Conversation is a funny thing. I’ve read that a good conversation is a like a game of catch. Two people participating, back and forth between them in dialogue.
But there’s a difference between a conversation and really connecting with someone. Lots of men talk, lots of men listen too. But that experience of connection comes from something more than a conversation. I think a better way to say it is sharing oneself.
One in eight men in the UK have experienced a mental health problem. Three out of every four suicides are men. (Movember)
Sharing oneself takes courage, because it’s about self-disclosure. This is a process of communication where one person reveals information about themselves to another. It builds trust. It’s also one of the indicators of an intimate relationship. So why does the idea of sharing seem a little different between men? Why can it feel a whole lot more difficult between men?
Emotional Incontinence or Emotional Responsibility
After a sperm test where I had zero percent normally formed sperm, three failed rounds of IVF, feelings of rage, frustration and sadness, I found myself questioning myself as a man.

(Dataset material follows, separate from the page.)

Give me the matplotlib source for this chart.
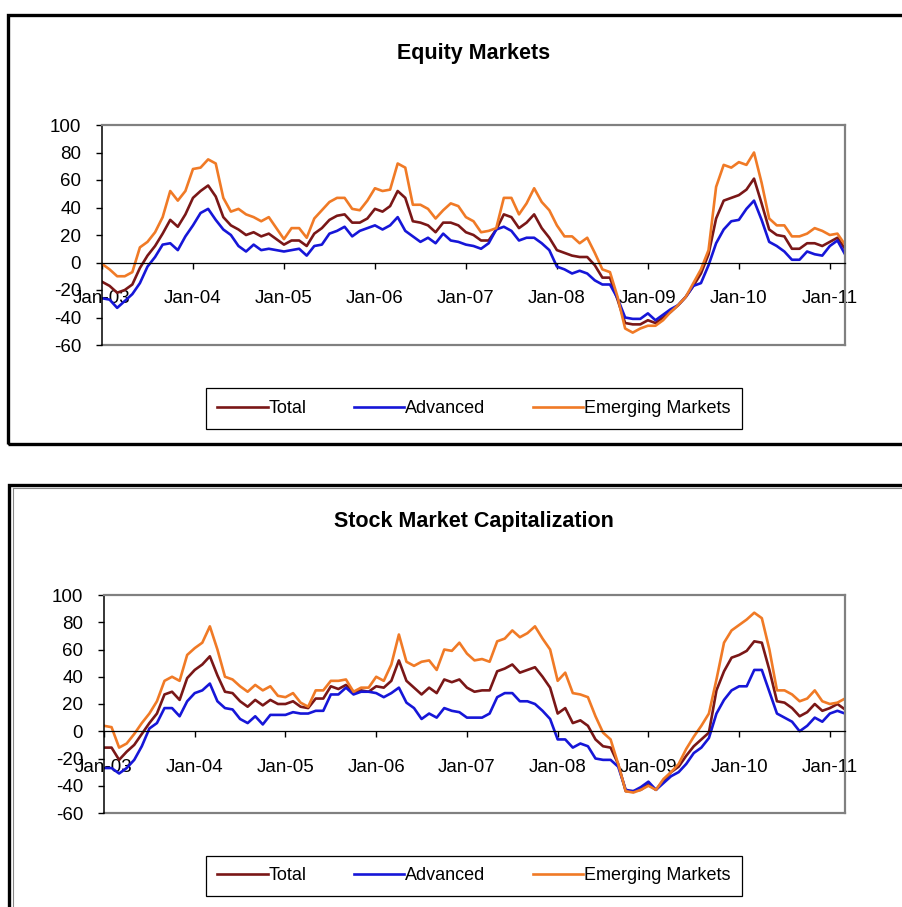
import numpy as np
import matplotlib
matplotlib.use("Agg")
from matplotlib import pyplot as plt
from matplotlib.patches import Rectangle
from matplotlib.lines import Line2D

plt.rcParams['font.family'] = ['Liberation Sans', 'DejaVu Sans']
plt.rcParams['axes.unicode_minus'] = False

# monthly series, Jan-03 .. Mar-11
tick_labels = ['Jan-03', 'Jan-04', 'Jan-05', 'Jan-06', 'Jan-07',
               'Jan-08', 'Jan-09', 'Jan-10', 'Jan-11']
series_names = ['Total', 'Advanced', 'Emerging Markets']

eq_total = [-14, -17, -22, -20, -16, -4, 5, 12, 21, 31, 26, 35, 47, 52, 56, 48, 33, 27, 24, 20,
            22, 19, 21, 17, 13, 16, 16, 12, 21, 25, 31,
            34, 35, 29, 29, 32, 39, 37, 41, 52, 47, 30, 29, 27, 22, 29, 29, 27, 22, 20, 16,
            16, 24, 35, 33, 25, 29, 35, 25, 18, 9, 7, 5, 4, 4, -2,
            -11, -11, -27,
            -44, -45, -45, -42, -44, -40, -36, -31, -25, -17, -8, 6, 32, 45, 47, 49, 53, 61,
            43, 24, 20, 19, 10, 10, 14, 14, 12, 15, 18, 10]
eq_adv = [-26, -27, -33, -28, -23, -15, -3, 4, 13, 14, 9, 19, 27, 36, 39, 31, 24, 20, 12, 8,
          13, 9, 10, 9, 8, 9, 10, 5, 12, 13, 21,
          23, 26, 19, 23, 25, 27, 24, 27, 33, 23, 19, 15, 18, 14, 21, 16, 15, 13, 12, 10,
          14, 24, 26, 23, 16, 18, 18, 14, 9, -3, -5, -8, -6, -8, -13,
          -16, -16, -26,
          -40, -41, -41, -37, -42, -38, -34, -31, -25, -17, -15, -2, 14, 24, 30, 31, 39, 45,
          31, 15, 12, 8, 2, 2, 8, 6, 5, 12, 16, 6]
eq_em = [-1, -5, -10, -10, -7, 11, 15, 22, 33, 52, 45, 52, 68, 69, 75, 72, 47, 37, 39, 35,
         33, 30, 33, 25, 17, 25, 25, 18, 32, 38, 44,
         47, 47, 39, 38, 45, 54, 52, 53, 72, 69, 42, 42, 39, 32, 38, 43, 41, 33, 30, 22,
         23, 25, 47, 47, 35, 43, 54, 44, 38, 27, 19, 19, 14, 18, 7,
         -5, -7, -25,
         -48, -51, -48, -46, -46, -42, -36, -31, -25, -15, -5, 9, 55, 71, 69, 73, 71, 80,
         58, 32, 27, 27, 19, 19, 21, 25, 23, 20, 21, 13]

mc_total = [-12, -12, -21, -15, -10, -2, 6, 13, 27, 29, 23, 39, 45, 49, 55, 41, 29, 28, 22, 18,
            23, 19, 23, 20, 20, 22, 18, 17, 24, 24, 33,
            31, 34, 29, 30, 29, 33, 32, 37, 52, 37, 32, 27, 32, 28, 38, 36, 38, 32, 29, 30,
            30, 44, 46, 49, 43, 45, 47, 40, 32, 13, 17, 6, 8, 4, -6,
            -11, -12, -24,
            -44, -44, -43, -39, -43, -36, -30, -26, -18, -11, -6, -1, 30, 44, 54, 56, 59, 66,
            65, 45, 22, 21, 17, 11, 14, 20, 15, 17, 20, 16]
mc_adv = [-27, -27, -31, -27, -21, -11, 2, 6, 17, 17, 11, 22, 28, 30, 35, 22, 17, 16, 9, 6,
          11, 5, 12, 12, 12, 14, 13, 13, 15, 15, 27,
          27, 32, 27, 29, 29, 28, 25, 28, 32, 21, 17, 9, 13, 10, 17, 15, 14, 10, 10, 10,
          13, 25, 28, 28, 22, 22, 20, 15, 9, -6, -6, -12, -9, -11, -20,
          -21, -21, -26,
          -43, -44, -41, -37, -43, -38, -33, -30, -24, -16, -12, -5, 13, 23, 30, 33, 33, 45,
          45, 29, 13, 10, 7, 0, 4, 10, 7, 13, 15, 13]
mc_em = [4, 3, -12, -9, -2, 6, 13, 22, 37, 40, 37, 56, 61, 65, 77, 60, 40, 38, 33, 29,
         34, 30, 33, 26, 25, 28, 21, 18, 30, 30, 37,
         37, 38, 29, 32, 32, 40, 37, 49, 71, 51, 48, 51, 52, 45, 60, 59, 65, 57, 52, 53,
         51, 66, 68, 74, 69, 72, 77, 68, 60, 37, 43, 28, 27, 25, 11,
         -1, -6, -24,
         -44, -45, -43, -40, -43, -35, -30, -24, -13, -4, 4, 13, 38, 65, 74, 78, 82, 87,
         83, 60, 30, 30, 27, 22, 24, 30, 22, 20, 21, 24]

colors = ['#7a1717', '#1616d8', '#f07a26']

W, H = 902, 907
fig = plt.figure(figsize=(W / 100, H / 100), dpi=100)


def fx(x):
    return x / W


def fy(y):
    return 1 - y / H


# outer chart frames
fig.patches.append(Rectangle((fx(8), fy(444)), fx(920) - fx(8), fy(15) - fy(444),
                             transform=fig.transFigure, fill=False, ec='black', lw=2.4))
fig.patches.append(Rectangle((fx(9), fy(930)), fx(920) - fx(9), fy(484.5) - fy(930),
                             transform=fig.transFigure, fill=False, ec='black', lw=2.4))
fig.lines.append(Line2D([fx(12.5), fx(12.5)], [fy(487.5), fy(907)], transform=fig.transFigure,
                        color='#888888', lw=0.8))
fig.lines.append(Line2D([fx(12.5), fx(920)], [fy(487.5), fy(487.5)], transform=fig.transFigure,
                        color='#888888', lw=0.8))


def panel(box, title, title_y, data, legend_y):
    left, top, right, bottom = box
    ax = fig.add_axes([fx(left), fy(bottom), fx(right) - fx(left), fy(top) - fy(bottom)])
    x = np.arange(len(data[0]))
    for vals, c, name in zip(data, colors, series_names):
        ax.plot(x, vals, color=c, lw=1.9, label=name)
    ax.set_xlim(0, len(x) - 1)
    ax.set_ylim(-60, 100)
    ax.set_yticks(range(-60, 101, 20))
    ax.set_xticks(range(0, len(x), 12))
    ax.set_xticklabels(tick_labels)

    for s in ['top', 'right']:
        ax.spines[s].set_color('#808080')
        ax.spines[s].set_linewidth(1.6)
    ax.spines['left'].set_color('black')
    ax.spines['left'].set_linewidth(1.1)
    ax.spines['bottom'].set_position(('data', 0))
    ax.spines['bottom'].set_color('black')
    ax.spines['bottom'].set_linewidth(0.9)
    ax.axhline(-60, color='#808080', lw=1.6, clip_on=False, zorder=0.5)

    ax.tick_params(axis='y', direction='out', length=4, width=1, labelsize=13.5, pad=11)
    ax.tick_params(axis='x', direction='out', length=4, width=1, labelsize=13.5, pad=16)

    fig.text(fx(474), fy(title_y), title, ha='center', va='center',
             fontsize=15.5, fontweight='bold')
    leg = fig.legend(*ax.get_legend_handles_labels(), loc='center', ncol=3,
                     bbox_to_anchor=(fx(474), fy(legend_y)), fontsize=13,
                     frameon=True, fancybox=False, edgecolor='black', framealpha=1,
                     handlelength=2.8, handletextpad=0.05, columnspacing=2.6,
                     borderpad=0.65)
    leg.get_frame().set_linewidth(0.9)
    return ax


panel((102, 125, 845, 345), 'Equity Markets', 54, [eq_total, eq_adv, eq_em], 408.5)
panel((104, 595, 845, 813), 'Stock Market Capitalization', 522,
      [mc_total, mc_adv, mc_em], 876)

fig.savefig('out.png', dpi=100)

My interest in masculinity came into focus when confronting these facts about my fertility. The interesting thing is that there was (and continues to be) very little support for men in the area of fertility. It seems as if people are spectacularly silent about the whole issue. I started to share how I feel. Starting in late 2015, I’ve written about it, been interviewed about it for a national newspaper, and talked about it on national Radio and TV.
At the core of it all though, sharing myself with family and friends is my best source of support.
People around me have alluded to my sharing as emotional incontinence. I prefer to think of it as emotional awareness and emotional responsibility. To me, it’s more emotionally responsible – responsibility in the sense of taking ownership – to do share myself as I cry or experience being angry.
From my experience of the male fertility community (and participating on a Facebook support group of 800+ men dealing with fertility issues), it’s not that men don’t want to talk and it’s not that men aren’t able to talk. I’ve felt it’s more subtle. There’s no space.
I feel there’s no room for men to share with each other. On this Facebook group, one guy posted “where do men go for support after giving up on IVF?” An answer came back “The pub?”
It started me wondering – where are the spaces where men feel they can be real with each other? It is a missing in our world.
I’ve also wondered – are the negative stereotypes about men stifling the voice that wants to express the full range of emotion? And I can’t emphasize enough – I’m not talking about compromising my masculinity. I mean to own it, and create room for ever-expanding versions of what it might mean to be a man in the 21st century.
Actively Create Space
One of my friends is setting up a barber. His purpose is to create a space for real talk between men. When men visit the barber, yeah they get a haircut but it’s also a space where men talk. The usual conversation is about sport, cars, gadgets, women…the stereotypical stuff. Nothing wrong with that.
But what would it be like to share things such as “Yeah, I’m finding work really tough. There’s pressure to make the sale and I feel overwhelmed. I’m not sure how the next month is going to go.”
And then be listened to.
No judgement. No fixing. No ideas. No offering solutions. A man simply allowing another man, to share himself by giving him space.
It would be the very thin end of a very big wedge. Instead of things getting so bad that men consider committing suicide; instead of having to intervene at a late stage. Imagine a straightforward, authentic conversation in a safe environment.
We can meet up, create groups and gatherings – whatever – to give guys room.
My invitation to you – actively create space for the men in your life to share themselves. That would make a difference. It creates a space for something new.